(Reuters) - U.S. companies’ borrowing to spend on capital investments rose 4 percent in July from a year earlier, a trade group representing capital equipment lenders said on Wednesday.
The Equipment Leasing and Finance Association (ELFA) said the companies signed up for $8.2 billion in new loans, leases and lines of credit last month, up from $7.9 billion a year earlier.
“End-of-summer volume remains steady in the face of slowly rising interest rates and trade and tariff concerns in some pockets of the economy,” ELFA Chief Executive Officer Ralph Petta said in a statement.
“As we enter the late summer months, industry observers will be keeping a close eye on changes in credit markets as well as a flattening of the yield curve in the broader bond market.”
Washington-based ELFA, which reports economic activity for the $1 trillion equipment finance sector, said credit approvals totaled 76.2 percent in July, up from 75.8 percent in June.
ELFA’s leasing and finance index measures the volume of commercial equipment financed in the United States. It is designed to complement the U.S. Commerce Department’s durable goods orders report, which it typically precedes by a few days.

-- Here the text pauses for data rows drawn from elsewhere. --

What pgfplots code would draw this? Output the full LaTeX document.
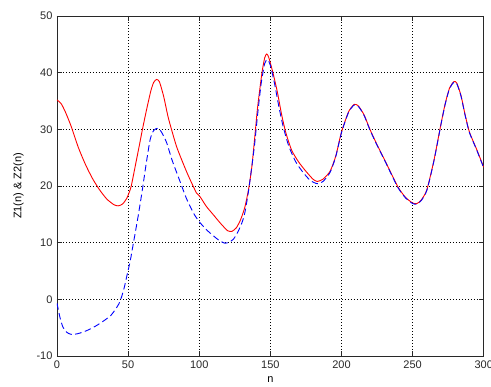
\documentclass[border=0pt]{standalone}
\usepackage{fontspec}
\setmainfont{Liberation Sans}
\usepackage{pgfplots}
\pgfplotsset{compat=1.18}
\definecolor{axisgray}{RGB}{40,40,40}

\begin{document}
\begin{tikzpicture}
\begin{axis}[
  name=ax,
  scale only axis,
  width=426.7pt, height=340pt,
  xmin=0, xmax=300, ymin=-10, ymax=50,
  xtick={0,50,...,300}, ytick={-10,0,...,50},
  tick align=inside, major tick length=5pt,
  xtick pos=both, ytick pos=both,
  axis line style={axisgray, line width=0.8pt},
  tick style={axisgray, line width=0.6pt},
  grid=major,
  major grid style={black, line width=0.6pt, dash pattern=on 0.9pt off 2.1pt},
  font=\fontsize{11}{13}\selectfont,
  tick label style={text=axisgray},
  /pgf/number format/assume math mode=true,
  xticklabel style={yshift=-1pt},
  yticklabel style={xshift=-1pt},
  xlabel={n}, ylabel={Z1(n) \& Z2(n)},
  xlabel style={yshift=-1pt},
  ylabel style={yshift=6pt},
]
% Z1(n)
\addplot[red, line width=0.9pt, smooth, tension=0.4] coordinates {
 (0,35.2) (3,34.5) (6,33.0) (10,30.5) (15,26.8) (20,23.8) (25,21.3)
 (30,19.3) (35,17.7) (40,16.7) (43,16.5) (46,16.8) (49,17.8) (52,19.8)
 (55,23.5) (58,27.3) (60,29.9) (63,33.5) (66,36.8) (68,38.3) (70,38.8)
 (72,38.4) (75,35.8) (78,32.3) (80.6,29.9) (84,27.0) (87.7,24.6) (92,22.0)
 (98,18.8) (100.6,18.1) (105,16.4) (110,14.9) (115,13.4) (120,12.1)
 (123,12.0) (126,12.6) (129,14.0) (132,16.2) (134.6,19.3) (137,23.4)
 (139,28.5) (141,33.8) (144,39.8) (146,42.6) (147.5,43.3) (149,42.6)
 (152,39.8) (155,36.5) (158,32.5) (161,29.3) (165,26.3) (170,24.2)
 (175,22.6) (180,21.2) (183,20.8) (187,21.2) (192,22.6) (196,25.3)
 (200,29.5) (205,33.1) (209,34.4) (212,34.1) (216,32.5) (220,30.0)
 (225,27.3) (230,24.8) (235,22.2) (240,19.7) (245,18.0) (250,17.0)
 (253,16.9) (256,17.5) (260,19.3) (265,24.5) (270,31.0) (273,34.6)
 (276,37.3) (279,38.4) (281,38.2) (284,36.0) (287,32.5) (290,29.5)
 (295,26.5) (300,23.3)
};
% Z2(n)
\addplot[blue, line width=0.9pt, dash pattern=on 6.5pt off 3.5pt, smooth, tension=0.4] coordinates {
 (0,-0.7) (2,-3.1) (4,-4.8) (6,-5.6) (8,-6.0) (10.4,-6.2) (14,-6.1)
 (18,-5.8) (22,-5.4) (28,-4.6) (34,-3.6) (38,-2.8) (41,-1.8) (43.5,-0.8)
 (45.5,0.5) (47.5,2.3) (49,4.0) (51.5,6.8) (53.7,9.9) (57,14.6) (60,19.3)
 (62.5,23.6) (65.5,28.2) (68,29.8) (71,30.2) (73.5,29.5) (77,27.7)
 (81,24.5) (86.5,20.8) (91,17.8) (96,15.2) (100,13.7) (105,12.3)
 (110,11.2) (114,10.4) (118,9.9) (121,10.1) (124,10.6) (127,11.8)
 (130,13.5) (132,15.2) (134.6,19.0) (137,23.5) (139,27.5) (141,32.5)
 (143.5,38.0) (146,41.6) (148,42.3) (150,41.3) (153,38.0) (156,34.0)
 (159,30.5) (163,27.0) (168,24.2) (173,22.4) (178,21.0) (183,20.4)
 (187,20.8) (192,22.4) (196,25.2) (200,29.4) (205,33.0) (209,34.3)
 (212,34.0) (216,32.4) (220,29.9) (225,27.2) (230,24.7) (235,22.1)
 (240,19.6) (245,17.9) (250,16.9) (253,16.8) (256,17.4) (260,19.2)
 (265,24.4) (270,30.9) (273,34.5) (276,37.2) (279,38.3) (281,38.1)
 (284,35.9) (287,32.4) (290,29.4) (295,26.4) (300,23.2)
};
\end{axis}
\pgfresetboundingbox
\path[use as bounding box] ([shift={(-57pt,-31pt)}]ax.south west) rectangle ([shift={(434pt,356pt)}]ax.south west);
\end{tikzpicture}
\end{document}
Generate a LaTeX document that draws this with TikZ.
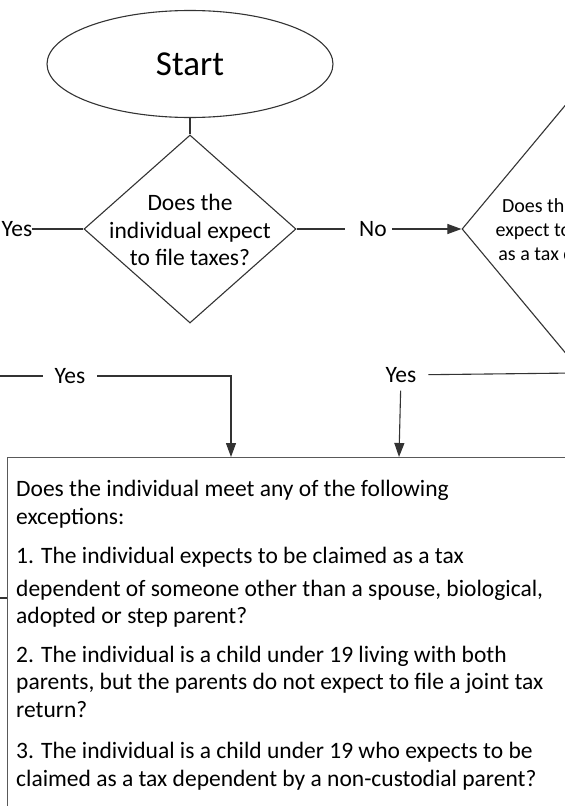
\documentclass[tikz,border=0pt]{standalone}
\usepackage{fontspec}
\setmainfont{Carlito}
\usetikzlibrary{shapes.geometric, arrows.meta, positioning}

\begin{document}
\begin{tikzpicture}[
  x=1pt, y=-1pt,
  conn/.style={draw=black!80, line width=1.1pt},
  arrow/.style={conn, -{Triangle[length=14pt, width=10pt]}},
  startblock/.style={ellipse, draw=black!80, line width=1.1pt,
                     minimum width=286pt, minimum height=107pt, inner sep=0pt,
                     font=\fontsize{35}{40}\selectfont},
  decblock/.style={diamond, draw=black!80, line width=1.1pt, inner sep=0pt},
  dectext/.style={align=center, inner sep=0pt,
                  font=\fontsize{23.5}{27.5}\selectfont},
  lbl/.style={inner sep=0pt, outer xsep=12pt, outer ysep=8pt,
              font=\fontsize{23.5}{27.5}\selectfont},
  excblock/.style={rectangle, draw=black!65, line width=1.4pt, anchor=north west,
                   minimum width=700pt, minimum height=420pt},
  exctext/.style={align=left, inner sep=0pt, anchor=north west,
                  font=\fontsize{23.5}{27.5}\selectfont}
]
\useasboundingbox (0,0) rectangle (565,806);
\clip (0,0) rectangle (565,806);

% Row Y=64: Start
\node[startblock] (start) at (190,64) {Start};

% Row Y=229: the two decisions
\node[decblock, minimum width=212pt, minimum height=188pt] (q1) at (190,229) {};
\node[dectext] (q1txt) at (190,230) {Does the\\individual expect\\to file taxes?};
\node[decblock, minimum width=300pt, minimum height=360pt] (q2) at (612,229) {};
\node[dectext, font=\fontsize{20}{24}\selectfont] (q2txt) at (580,231)
  {Does the individual\\expect to be claimed\\as a tax dependent?};

% Labels on the connectors
\node[lbl, outer sep=0pt] (yes1) at (17,229) {Yes};
\node[lbl, outer sep=0pt] (no)   at (373,229) {No};
\node[lbl] (yesa) at (70,376) {Yes};
\node[lbl] (yesb) at (401,375) {Yes};

% Row Y=457: exceptions box
\node[excblock] (exc) at (7,457) {};
\node[exctext] (exctxt) at (16,480) {Does the individual meet any of the following\\
  exceptions:\\[12pt]
  1. The individual expects to be claimed as a tax\\[5pt]
  dependent of someone other than a spouse, biological,\\
  adopted or step parent?\\[11pt]
  2. The individual is a child under 19 living with both\\
  parents, but the parents do not expect to file a joint tax\\
  return?\\[14pt]
  3. The individual is a child under 19 who expects to be\\
  claimed as a tax dependent by a non-custodial parent?};

% Ends of connectors that run off the picture
\coordinate (offl)  at (-5,376);
\coordinate (offr)  at (575,373);
\coordinate (offl2) at (-5,598);
\coordinate (ta) at (231,457);
\coordinate (tb) at (399,457);

% --- Arrows ---
\draw[conn] (start) -- (q1);
\draw[conn] (yes1) -- (q1);
\draw[conn] (q1) -- ([xshift=-14pt]no.west);
\draw[arrow] ([xshift=5pt]no.east) -- (q2);

% Yes paths into the exceptions box
\draw[conn] (offl) -- (yesa);
\draw[arrow] (yesa) -| (ta);
\draw[conn] (yesb) -- (offr);
\draw[arrow] (yesb) -- (tb);

% Connector entering the box from the left
\draw[conn] (offl2) -- (offl2 -| exc.west);

\end{tikzpicture}
\end{document}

ELFA’s index is based on a survey of 25 members that include Bank of America Corp (BAC.N), BB&T Corp (BBT.N), CIT Group Inc (CIT.N) and the financing affiliates or units of Caterpillar Inc (CAT.N), Deere & Co (DE.N), Verizon Communications Inc (VZ.N), Siemens AG (SIEGn.DE), Canon Inc (7751.T) and Volvo AB (VOLVb.ST).
The Equipment Leasing & Finance Foundation, ELFA’s non-profit affiliate, said its confidence index for August is 60.7, down from 62.8 in July. A reading of above 50 indicates a positive outlook.